Leônidas cumpriu papel fundamental ao garantir a posse de José Sarney em março de 1985, na esteira do adoecimento de Tancredo Neves, eleito indiretamente como o primeiro civil depois da ditadura militar (1964-1985). Com o adoecimento de Tancredo, que viria a falecer semanas depois, havia o temor de que militares da chamada “linha dura” tentassem pôr fim à transição para o poder civil, organizada por Ulysses Guimarães e pelo general João Batista Figueiredo, último presidente militar. “Se não fosse a determinação e a chefia dele à frente das Forças Armadas, não podemos saber o que teria acontecido. Ele foi de grande lealdade não só a mim, como às instituições democráticas”, disse ontem José Sarney ao Correio.

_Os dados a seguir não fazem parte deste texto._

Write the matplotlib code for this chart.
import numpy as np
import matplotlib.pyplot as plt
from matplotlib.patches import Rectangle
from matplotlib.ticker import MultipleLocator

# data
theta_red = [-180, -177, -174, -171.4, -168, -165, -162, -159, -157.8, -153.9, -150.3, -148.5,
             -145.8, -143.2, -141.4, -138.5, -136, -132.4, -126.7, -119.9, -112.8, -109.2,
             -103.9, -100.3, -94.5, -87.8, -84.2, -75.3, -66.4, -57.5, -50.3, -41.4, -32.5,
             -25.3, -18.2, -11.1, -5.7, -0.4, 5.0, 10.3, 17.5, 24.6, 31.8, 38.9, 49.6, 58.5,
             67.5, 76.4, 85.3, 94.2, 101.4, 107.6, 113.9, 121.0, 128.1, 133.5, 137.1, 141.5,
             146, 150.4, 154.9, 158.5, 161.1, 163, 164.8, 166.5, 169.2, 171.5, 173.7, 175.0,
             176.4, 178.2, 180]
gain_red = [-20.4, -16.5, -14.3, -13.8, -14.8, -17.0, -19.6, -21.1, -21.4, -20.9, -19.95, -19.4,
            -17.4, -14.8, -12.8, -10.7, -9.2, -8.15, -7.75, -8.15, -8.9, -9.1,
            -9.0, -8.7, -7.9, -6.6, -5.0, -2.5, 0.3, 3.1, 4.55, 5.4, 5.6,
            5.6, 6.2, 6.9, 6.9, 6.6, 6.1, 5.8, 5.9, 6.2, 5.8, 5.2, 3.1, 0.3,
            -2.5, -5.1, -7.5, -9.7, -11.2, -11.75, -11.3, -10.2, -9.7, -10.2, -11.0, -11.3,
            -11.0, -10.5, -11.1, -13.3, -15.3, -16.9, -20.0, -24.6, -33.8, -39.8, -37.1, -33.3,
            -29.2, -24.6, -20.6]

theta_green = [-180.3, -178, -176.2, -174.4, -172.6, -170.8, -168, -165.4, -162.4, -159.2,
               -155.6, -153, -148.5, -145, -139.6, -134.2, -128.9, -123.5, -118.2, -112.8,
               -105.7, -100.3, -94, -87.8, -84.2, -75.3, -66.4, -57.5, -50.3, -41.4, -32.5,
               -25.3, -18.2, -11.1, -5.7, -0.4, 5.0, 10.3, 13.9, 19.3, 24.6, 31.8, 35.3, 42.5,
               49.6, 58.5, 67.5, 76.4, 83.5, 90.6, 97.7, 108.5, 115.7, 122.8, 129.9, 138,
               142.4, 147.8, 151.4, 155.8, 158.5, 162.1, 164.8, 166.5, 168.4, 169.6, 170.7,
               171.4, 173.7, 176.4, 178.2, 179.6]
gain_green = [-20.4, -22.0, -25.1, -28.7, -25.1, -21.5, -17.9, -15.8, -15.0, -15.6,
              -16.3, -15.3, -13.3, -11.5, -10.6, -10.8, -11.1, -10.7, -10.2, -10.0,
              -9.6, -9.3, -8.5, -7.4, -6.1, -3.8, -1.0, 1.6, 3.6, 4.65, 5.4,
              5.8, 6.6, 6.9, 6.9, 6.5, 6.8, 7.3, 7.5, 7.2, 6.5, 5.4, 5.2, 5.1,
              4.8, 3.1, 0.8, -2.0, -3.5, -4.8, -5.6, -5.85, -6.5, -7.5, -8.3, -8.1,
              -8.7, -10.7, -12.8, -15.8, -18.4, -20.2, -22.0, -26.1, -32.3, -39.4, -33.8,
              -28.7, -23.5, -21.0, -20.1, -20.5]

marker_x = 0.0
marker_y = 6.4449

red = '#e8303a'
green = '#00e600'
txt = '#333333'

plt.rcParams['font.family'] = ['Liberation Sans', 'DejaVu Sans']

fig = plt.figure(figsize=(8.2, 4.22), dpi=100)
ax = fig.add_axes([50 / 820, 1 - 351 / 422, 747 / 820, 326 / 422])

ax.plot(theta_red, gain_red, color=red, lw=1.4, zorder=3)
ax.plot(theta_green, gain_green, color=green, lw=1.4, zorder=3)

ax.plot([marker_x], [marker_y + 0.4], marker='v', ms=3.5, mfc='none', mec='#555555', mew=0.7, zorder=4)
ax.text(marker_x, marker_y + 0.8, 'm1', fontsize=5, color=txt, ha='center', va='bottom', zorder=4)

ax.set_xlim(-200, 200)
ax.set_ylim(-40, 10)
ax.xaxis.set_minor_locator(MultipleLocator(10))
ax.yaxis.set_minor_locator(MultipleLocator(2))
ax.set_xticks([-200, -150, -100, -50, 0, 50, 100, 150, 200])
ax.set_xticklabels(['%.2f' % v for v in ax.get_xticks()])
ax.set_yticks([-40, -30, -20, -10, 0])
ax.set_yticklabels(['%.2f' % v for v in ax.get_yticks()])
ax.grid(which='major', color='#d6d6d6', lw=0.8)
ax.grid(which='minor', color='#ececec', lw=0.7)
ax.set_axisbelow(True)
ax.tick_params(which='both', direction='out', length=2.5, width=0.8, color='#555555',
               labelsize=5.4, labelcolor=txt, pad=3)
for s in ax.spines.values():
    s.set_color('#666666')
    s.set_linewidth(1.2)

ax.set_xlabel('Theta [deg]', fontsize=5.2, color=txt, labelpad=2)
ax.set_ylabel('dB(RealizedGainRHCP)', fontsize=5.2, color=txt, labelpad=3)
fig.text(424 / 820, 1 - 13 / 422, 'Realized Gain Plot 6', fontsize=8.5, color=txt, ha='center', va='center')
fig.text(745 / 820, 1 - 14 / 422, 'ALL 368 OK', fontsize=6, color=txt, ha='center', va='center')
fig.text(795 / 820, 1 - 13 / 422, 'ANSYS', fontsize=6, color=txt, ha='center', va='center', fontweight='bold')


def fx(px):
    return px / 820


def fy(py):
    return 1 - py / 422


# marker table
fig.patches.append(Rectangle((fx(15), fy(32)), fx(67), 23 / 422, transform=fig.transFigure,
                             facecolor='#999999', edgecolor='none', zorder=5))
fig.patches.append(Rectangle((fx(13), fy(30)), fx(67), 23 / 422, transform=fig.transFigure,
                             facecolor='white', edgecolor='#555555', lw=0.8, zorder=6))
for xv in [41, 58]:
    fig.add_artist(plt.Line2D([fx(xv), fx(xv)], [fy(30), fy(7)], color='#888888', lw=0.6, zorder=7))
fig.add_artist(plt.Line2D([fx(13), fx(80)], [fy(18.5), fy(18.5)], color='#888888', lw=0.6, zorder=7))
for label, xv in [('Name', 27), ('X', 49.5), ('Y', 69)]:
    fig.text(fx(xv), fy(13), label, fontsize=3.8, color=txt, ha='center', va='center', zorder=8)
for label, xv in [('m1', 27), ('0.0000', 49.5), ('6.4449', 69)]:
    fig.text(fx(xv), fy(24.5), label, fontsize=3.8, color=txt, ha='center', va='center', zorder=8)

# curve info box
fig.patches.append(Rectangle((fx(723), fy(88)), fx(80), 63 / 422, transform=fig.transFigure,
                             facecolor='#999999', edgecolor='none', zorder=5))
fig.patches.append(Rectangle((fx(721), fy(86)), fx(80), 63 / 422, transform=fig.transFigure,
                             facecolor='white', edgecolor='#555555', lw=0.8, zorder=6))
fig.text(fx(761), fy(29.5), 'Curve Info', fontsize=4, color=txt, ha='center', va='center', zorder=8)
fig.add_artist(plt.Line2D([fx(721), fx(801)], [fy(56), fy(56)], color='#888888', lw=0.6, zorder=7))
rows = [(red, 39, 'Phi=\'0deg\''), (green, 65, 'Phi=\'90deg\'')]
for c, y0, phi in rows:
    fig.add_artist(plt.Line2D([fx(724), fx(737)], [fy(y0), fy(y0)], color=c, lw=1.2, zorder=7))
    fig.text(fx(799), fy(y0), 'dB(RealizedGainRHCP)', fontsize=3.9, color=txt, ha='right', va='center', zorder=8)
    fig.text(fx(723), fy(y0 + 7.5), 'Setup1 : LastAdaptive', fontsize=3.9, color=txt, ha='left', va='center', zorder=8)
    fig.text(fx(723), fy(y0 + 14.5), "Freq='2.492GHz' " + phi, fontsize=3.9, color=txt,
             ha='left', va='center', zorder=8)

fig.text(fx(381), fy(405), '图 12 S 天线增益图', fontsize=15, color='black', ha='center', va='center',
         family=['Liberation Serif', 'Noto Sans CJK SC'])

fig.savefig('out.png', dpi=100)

Em 2004, reportagem do Correio revelou como o então ministro-chefe do Gabinete Civil da Presidência, Leitão de Abreu, arquitetou a destituição do antecessor de Leônidas no Ministério do Exército, Walter Pires, na véspera da posse de Sarney, ocorrida em 15 de março de 1985. ‘‘A decisão deles (sobre a posse de Sarney) já está tomada’’, disse Leitão a Walter Pires na noite de 14 de março daquele ano. ‘‘Então, só me resta voltar daqui a pouco para o Ministério do Exército e preparar tudo’’, comentou Walter Pires.

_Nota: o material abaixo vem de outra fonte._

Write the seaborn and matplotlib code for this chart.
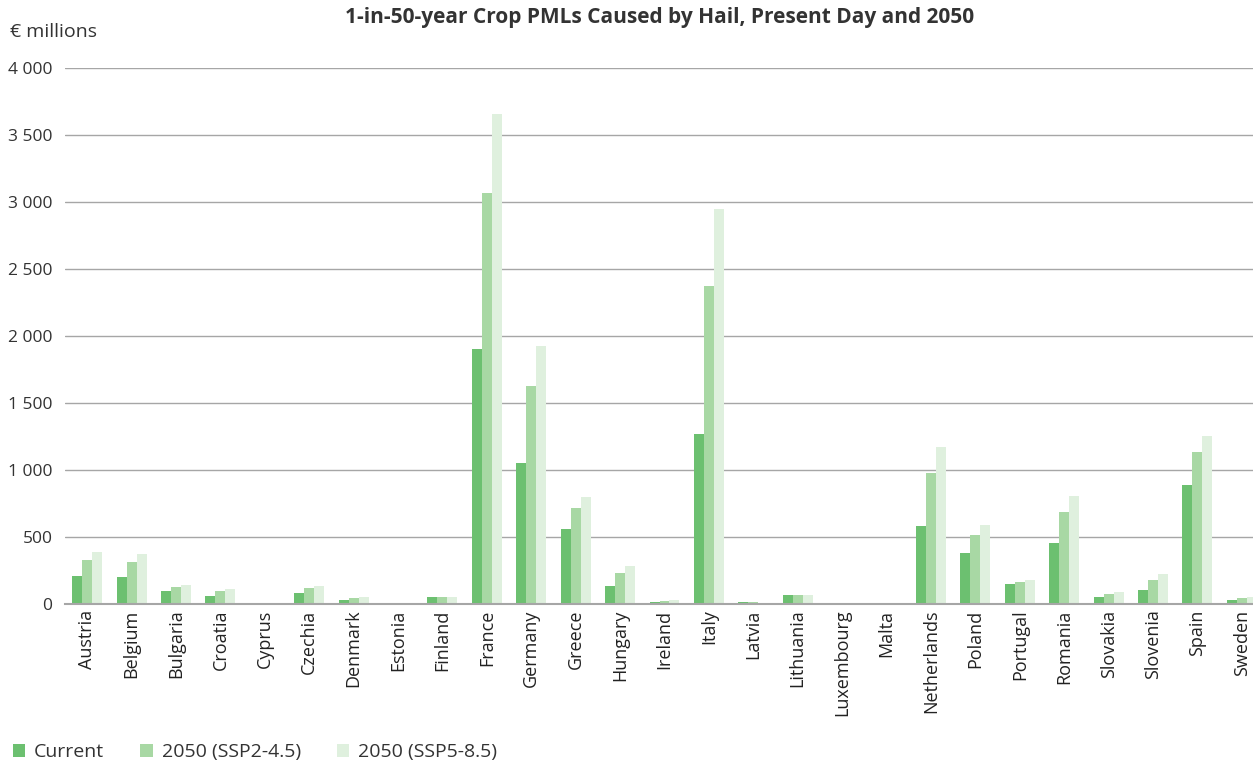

‘‘O senhor não tem mais nada o que fazer no Ministério do Exército. O senhor não é mais ministro. Desde a meia-noite, o ministro do Exército é o general Leônidas Pires Gonçalves’’, respondeu Leitão. Leônidas assumiu de fato a pasta no dia seguinte. O objetivo era desmobilizar qualquer reação de Pires ou do então comandante Militar do Planalto, o general Newton Cruz.

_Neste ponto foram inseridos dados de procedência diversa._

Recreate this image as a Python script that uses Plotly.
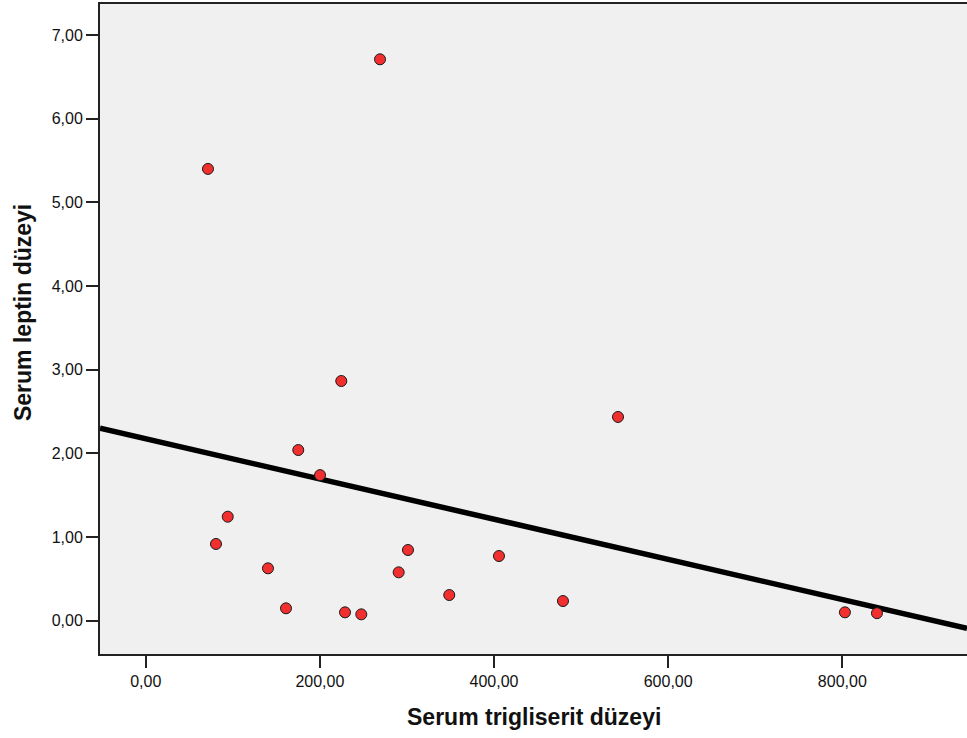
import plotly.graph_objects as go

# Data
trigliserit = [71.5, 269.1, 224.6, 175.2, 200.2, 94.2, 80.7, 140.4, 161.1, 228.9,
               247.6, 301.2, 290.5, 348.6, 405.7, 479.2, 542.4, 803.0, 839.8]
leptin = [5.40, 6.71, 2.865, 2.04, 1.74, 1.243, 0.917, 0.626, 0.148, 0.10,
          0.076, 0.845, 0.578, 0.307, 0.773, 0.235, 2.435, 0.10, 0.09]

# Fit line
fit_intercept = 2.174
fit_slope = -0.002402

x_tickvals = [0, 200, 400, 600, 800]
x_ticktext = ["0,00", "200,00", "400,00", "600,00", "800,00"]
y_tickvals = [0, 1, 2, 3, 4, 5, 6, 7]
y_ticktext = ["0,00", "1,00", "2,00", "3,00", "4,00", "5,00", "6,00", "7,00"]

x_range = [-52.5, 943.2]
y_range = [-0.398, 7.371]

fig = go.Figure()

line_x = [x_range[0], x_range[1]]
line_y = [fit_intercept + fit_slope * v for v in line_x]
fig.add_trace(go.Scatter(x=line_x, y=line_y, mode="lines",
                         line=dict(color="black", width=5.5),
                         hoverinfo="skip", showlegend=False))

fig.add_trace(go.Scatter(x=trigliserit, y=leptin, mode="markers",
                         marker=dict(size=11, color="#f22f2f",
                                     line=dict(color="#1a1a1a", width=1)),
                         showlegend=False))

axis_font = dict(family="Liberation Sans, Arial, sans-serif", size=16, color="#111")
title_font = dict(family="Liberation Sans, Arial, sans-serif", size=23, color="#111")

fig.update_layout(
    width=967, height=738,
    margin=dict(l=100, r=0, t=4, b=84),
    paper_bgcolor="white",
    plot_bgcolor="#f0f0f0",
    xaxis=dict(range=x_range, tickvals=x_tickvals, ticktext=x_ticktext,
               showgrid=False, zeroline=False, showline=True, linecolor="#222",
               linewidth=2, mirror=True, ticks="outside", ticklen=12,
               tickwidth=2, tickcolor="#222", tickfont=axis_font),
    yaxis=dict(range=y_range, tickvals=y_tickvals, ticktext=y_ticktext,
               showgrid=False, zeroline=False, showline=True, linecolor="#222",
               linewidth=2, mirror=False, ticks="outside", ticklen=12,
               tickwidth=2, tickcolor="#222", tickfont=axis_font),
    annotations=[
        dict(text="<b>Serum trigliserit düzeyi</b>", xref="paper", yref="paper",
             x=0.5, y=-0.0969, xanchor="center", yanchor="middle", showarrow=False,
             font=title_font),
        dict(text="<b>Serum leptin düzeyi</b>", xref="paper", yref="paper",
             x=-0.0888, y=0.5246, xanchor="center", yanchor="middle", showarrow=False,
             textangle=-90, font=title_font),
    ],
)

fig.write_html("out.html")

Em suas últimas declarações públicas, Leônidas defendeu o “legado” do golpe de 1964 e criticou a Comissão Nacional da Verdade, que entregou o relatório final em dezembro passado. “O Exército não é um intruso da história brasileira, mas um instrumento da vontade nacional. Atendemos aos apelos veementes da sociedade. Se as coisas continuassem como eram no governo João Goulart, não teríamos democracia nem liberdade. Sou muito feliz por ter a nossa democracia, levamos vinte anos para chegar a ela”, disse ele, em março do ano passado, ao jornal Folha de S. Paulo.

Comissão da Verdade
Sobre a Comissão da Verdade, Leônidas disse ao jornal O Estado de S. Paulo, em maio de 2012, tratar-se de uma “injustiça que está sendo feita com o Exército”. “Embora o discurso seja de que não haverá punição com esta Comissão da Verdade, já estão promovendo a maior punição ao Exército, que está tendo o seu conceito abalado injustamente”, disse ele, que também rechaçou mudanças na Lei de Anistia.

Nascido em Cruz Alta (RS), em 1921, Gonçalves graduou-se como aspirante na Escola Militar do Realengo, no Rio, em 1942. Ele participou da 2º Guerra Mundial como um dos 2 mil militares que defenderam o litoral sul do país. Na ocasião do golpe, em 1964, servia no Estado-Maior do Exército sob o comando de general Humberto Castello Branco, que se tornaria o primeiro presidente do regime militar. Leônidas também ocupou o cargo de comandante militar da Amazônia e o de comandante do III Exército, no sul do país.